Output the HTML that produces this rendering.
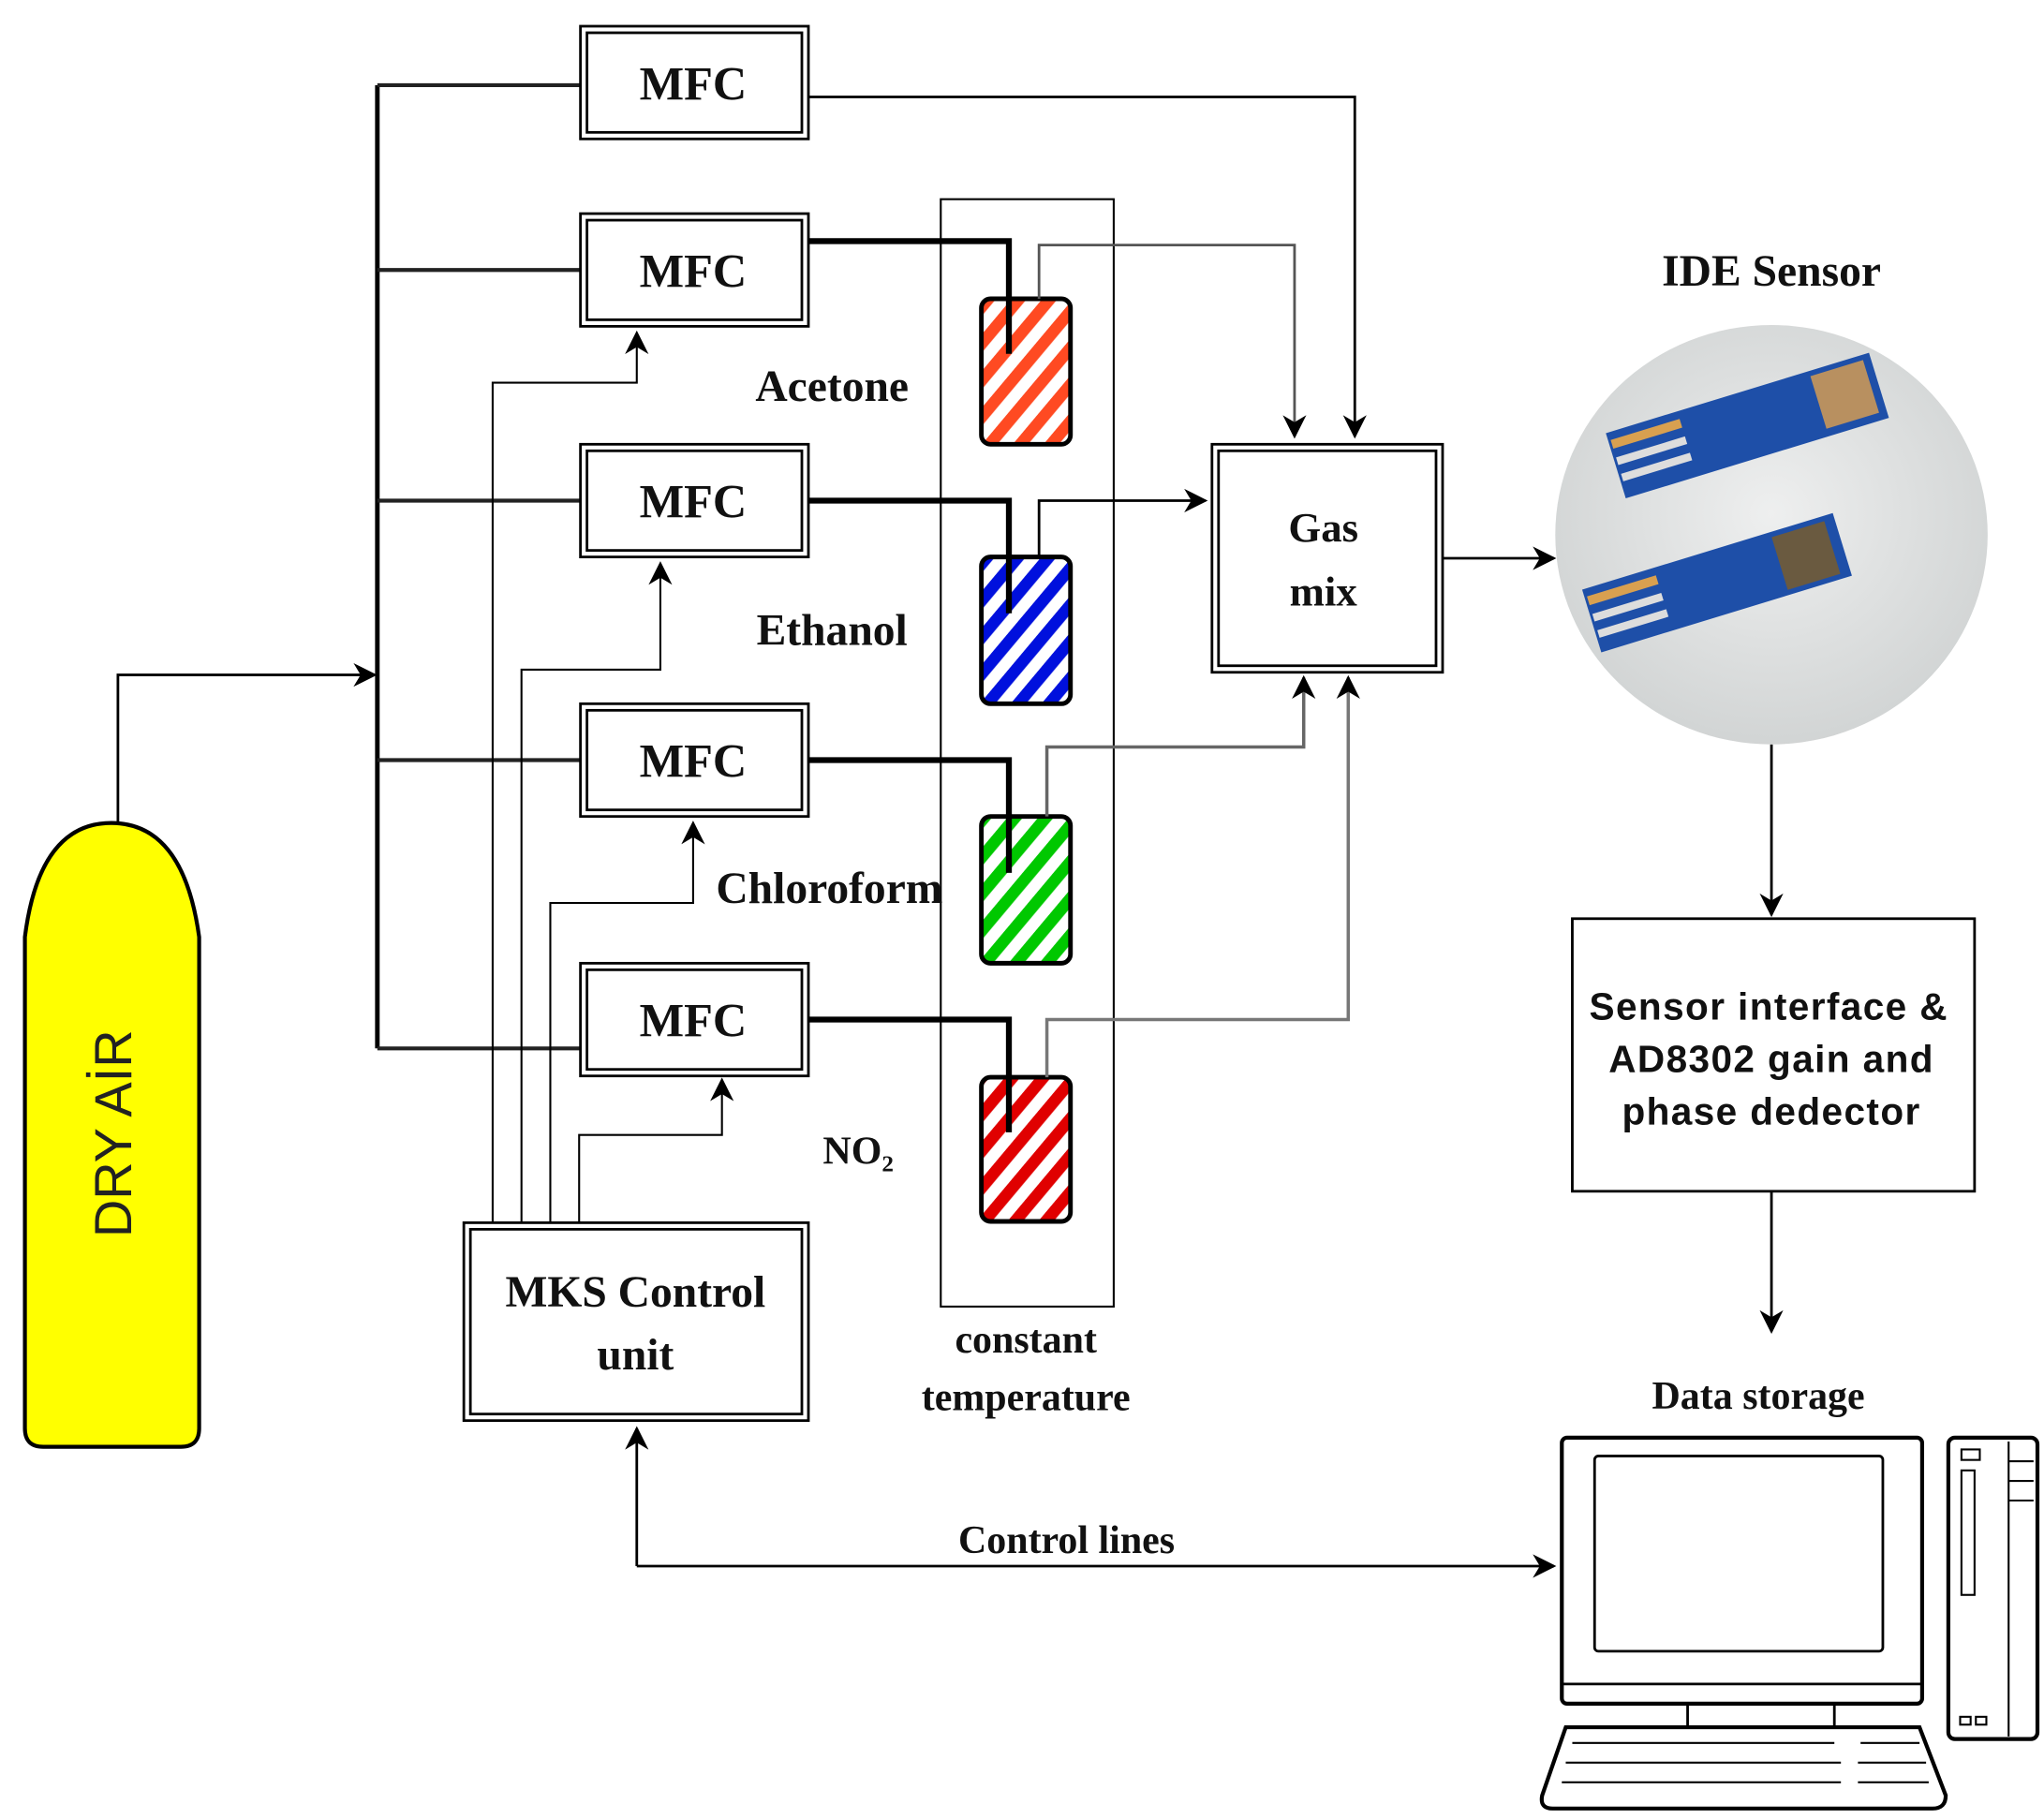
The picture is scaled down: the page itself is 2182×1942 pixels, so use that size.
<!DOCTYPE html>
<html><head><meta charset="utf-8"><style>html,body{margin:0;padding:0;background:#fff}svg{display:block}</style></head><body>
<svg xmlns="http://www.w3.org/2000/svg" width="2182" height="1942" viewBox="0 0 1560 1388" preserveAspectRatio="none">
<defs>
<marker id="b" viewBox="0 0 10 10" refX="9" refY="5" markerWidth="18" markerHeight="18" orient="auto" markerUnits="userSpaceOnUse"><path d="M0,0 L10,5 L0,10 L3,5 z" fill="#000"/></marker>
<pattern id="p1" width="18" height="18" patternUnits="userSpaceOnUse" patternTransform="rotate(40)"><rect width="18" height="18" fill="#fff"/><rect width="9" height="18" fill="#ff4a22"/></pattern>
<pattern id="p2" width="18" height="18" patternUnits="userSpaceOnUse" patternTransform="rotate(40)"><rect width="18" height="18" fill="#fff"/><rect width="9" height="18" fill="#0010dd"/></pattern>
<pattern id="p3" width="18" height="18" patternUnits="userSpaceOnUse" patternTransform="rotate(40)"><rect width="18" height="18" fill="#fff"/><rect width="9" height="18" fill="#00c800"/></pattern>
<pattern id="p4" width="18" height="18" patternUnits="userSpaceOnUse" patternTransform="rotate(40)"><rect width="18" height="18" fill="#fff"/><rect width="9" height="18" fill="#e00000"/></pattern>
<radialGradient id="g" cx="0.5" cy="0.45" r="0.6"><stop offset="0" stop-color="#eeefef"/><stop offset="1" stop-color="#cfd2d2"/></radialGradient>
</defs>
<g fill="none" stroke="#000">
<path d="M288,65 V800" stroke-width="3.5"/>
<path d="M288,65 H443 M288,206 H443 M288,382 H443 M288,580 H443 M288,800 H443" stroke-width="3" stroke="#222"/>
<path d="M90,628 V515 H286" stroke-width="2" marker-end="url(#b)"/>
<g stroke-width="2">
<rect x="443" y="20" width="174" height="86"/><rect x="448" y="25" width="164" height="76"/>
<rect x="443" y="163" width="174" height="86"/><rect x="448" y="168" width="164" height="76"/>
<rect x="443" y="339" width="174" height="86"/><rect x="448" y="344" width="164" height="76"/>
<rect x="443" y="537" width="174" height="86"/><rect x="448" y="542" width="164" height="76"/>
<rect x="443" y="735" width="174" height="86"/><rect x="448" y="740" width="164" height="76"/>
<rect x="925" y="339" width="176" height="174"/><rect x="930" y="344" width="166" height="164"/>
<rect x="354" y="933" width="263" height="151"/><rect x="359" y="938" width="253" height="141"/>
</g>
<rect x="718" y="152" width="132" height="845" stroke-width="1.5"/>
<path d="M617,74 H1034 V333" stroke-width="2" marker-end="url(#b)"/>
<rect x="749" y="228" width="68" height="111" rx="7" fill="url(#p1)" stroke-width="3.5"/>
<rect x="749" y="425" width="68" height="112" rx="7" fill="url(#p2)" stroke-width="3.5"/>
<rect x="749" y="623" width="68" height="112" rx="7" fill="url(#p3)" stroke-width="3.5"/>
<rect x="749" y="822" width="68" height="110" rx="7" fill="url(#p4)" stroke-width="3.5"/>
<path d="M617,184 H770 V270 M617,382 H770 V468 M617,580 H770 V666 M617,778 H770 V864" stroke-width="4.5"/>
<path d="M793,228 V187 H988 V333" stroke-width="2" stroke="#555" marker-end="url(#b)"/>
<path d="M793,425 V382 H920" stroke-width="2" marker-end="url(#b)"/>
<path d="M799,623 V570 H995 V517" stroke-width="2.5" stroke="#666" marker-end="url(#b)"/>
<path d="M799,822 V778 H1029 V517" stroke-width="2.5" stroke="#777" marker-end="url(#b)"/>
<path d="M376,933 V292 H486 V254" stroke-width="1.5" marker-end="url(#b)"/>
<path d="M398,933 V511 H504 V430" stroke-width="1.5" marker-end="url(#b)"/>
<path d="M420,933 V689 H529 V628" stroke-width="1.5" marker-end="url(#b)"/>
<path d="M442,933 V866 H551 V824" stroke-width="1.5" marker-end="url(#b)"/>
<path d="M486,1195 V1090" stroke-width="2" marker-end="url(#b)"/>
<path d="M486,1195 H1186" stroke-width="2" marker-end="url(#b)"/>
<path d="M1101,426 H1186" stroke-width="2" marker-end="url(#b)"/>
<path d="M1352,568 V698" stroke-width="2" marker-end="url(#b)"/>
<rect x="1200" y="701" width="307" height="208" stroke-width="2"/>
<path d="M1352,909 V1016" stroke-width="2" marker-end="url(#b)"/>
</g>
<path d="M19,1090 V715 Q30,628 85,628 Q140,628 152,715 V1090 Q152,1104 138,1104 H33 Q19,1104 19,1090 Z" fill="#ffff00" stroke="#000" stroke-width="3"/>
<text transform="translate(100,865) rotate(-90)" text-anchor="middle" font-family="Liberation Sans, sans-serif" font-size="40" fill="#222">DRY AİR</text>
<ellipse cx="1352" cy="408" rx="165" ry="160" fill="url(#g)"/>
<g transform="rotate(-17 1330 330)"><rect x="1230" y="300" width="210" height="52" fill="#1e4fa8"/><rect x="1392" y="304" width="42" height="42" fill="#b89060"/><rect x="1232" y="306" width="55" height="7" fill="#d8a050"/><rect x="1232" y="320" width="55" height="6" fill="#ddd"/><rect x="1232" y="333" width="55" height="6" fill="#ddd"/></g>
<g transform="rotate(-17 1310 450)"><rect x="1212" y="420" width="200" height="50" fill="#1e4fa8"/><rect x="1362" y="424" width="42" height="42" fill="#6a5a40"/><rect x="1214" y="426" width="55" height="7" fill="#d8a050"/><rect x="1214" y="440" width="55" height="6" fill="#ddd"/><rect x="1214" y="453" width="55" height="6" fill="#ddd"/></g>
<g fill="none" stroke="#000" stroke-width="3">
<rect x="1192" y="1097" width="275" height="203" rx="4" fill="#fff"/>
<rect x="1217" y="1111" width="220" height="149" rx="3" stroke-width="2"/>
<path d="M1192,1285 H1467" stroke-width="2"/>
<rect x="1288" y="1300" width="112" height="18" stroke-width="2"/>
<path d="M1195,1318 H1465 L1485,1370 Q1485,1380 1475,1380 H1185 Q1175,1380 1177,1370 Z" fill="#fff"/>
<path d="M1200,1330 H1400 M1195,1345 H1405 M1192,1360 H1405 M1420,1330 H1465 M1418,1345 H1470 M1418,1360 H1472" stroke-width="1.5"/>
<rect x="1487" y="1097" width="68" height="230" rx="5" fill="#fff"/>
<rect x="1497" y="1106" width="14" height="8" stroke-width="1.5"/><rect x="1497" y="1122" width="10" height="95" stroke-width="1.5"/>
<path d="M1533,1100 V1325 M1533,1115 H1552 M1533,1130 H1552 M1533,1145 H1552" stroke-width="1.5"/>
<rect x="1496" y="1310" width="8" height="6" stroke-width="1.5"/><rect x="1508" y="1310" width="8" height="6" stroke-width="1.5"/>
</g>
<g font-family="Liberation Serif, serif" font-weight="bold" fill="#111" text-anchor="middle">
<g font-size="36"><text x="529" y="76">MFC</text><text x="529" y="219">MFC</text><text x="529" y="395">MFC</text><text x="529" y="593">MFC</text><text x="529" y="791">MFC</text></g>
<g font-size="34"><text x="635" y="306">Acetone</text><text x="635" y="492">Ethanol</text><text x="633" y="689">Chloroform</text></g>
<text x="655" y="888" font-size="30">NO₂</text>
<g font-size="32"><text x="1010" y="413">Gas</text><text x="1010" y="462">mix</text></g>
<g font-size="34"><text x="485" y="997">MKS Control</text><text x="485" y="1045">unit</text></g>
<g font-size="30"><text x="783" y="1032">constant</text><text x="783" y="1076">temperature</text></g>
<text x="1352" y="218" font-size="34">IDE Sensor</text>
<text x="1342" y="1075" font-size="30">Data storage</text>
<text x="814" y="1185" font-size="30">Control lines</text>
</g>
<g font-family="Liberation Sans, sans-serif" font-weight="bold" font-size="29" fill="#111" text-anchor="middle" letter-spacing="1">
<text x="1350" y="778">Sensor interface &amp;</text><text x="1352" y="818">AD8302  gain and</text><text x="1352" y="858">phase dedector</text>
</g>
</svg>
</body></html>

+++

### Prompt
Locate all lines holding the word "that", then copy them out.

### Response
Output the HTML that produces this rendering.
The picture is scaled down: the page itself is 2182×1942 pixels, so use that size.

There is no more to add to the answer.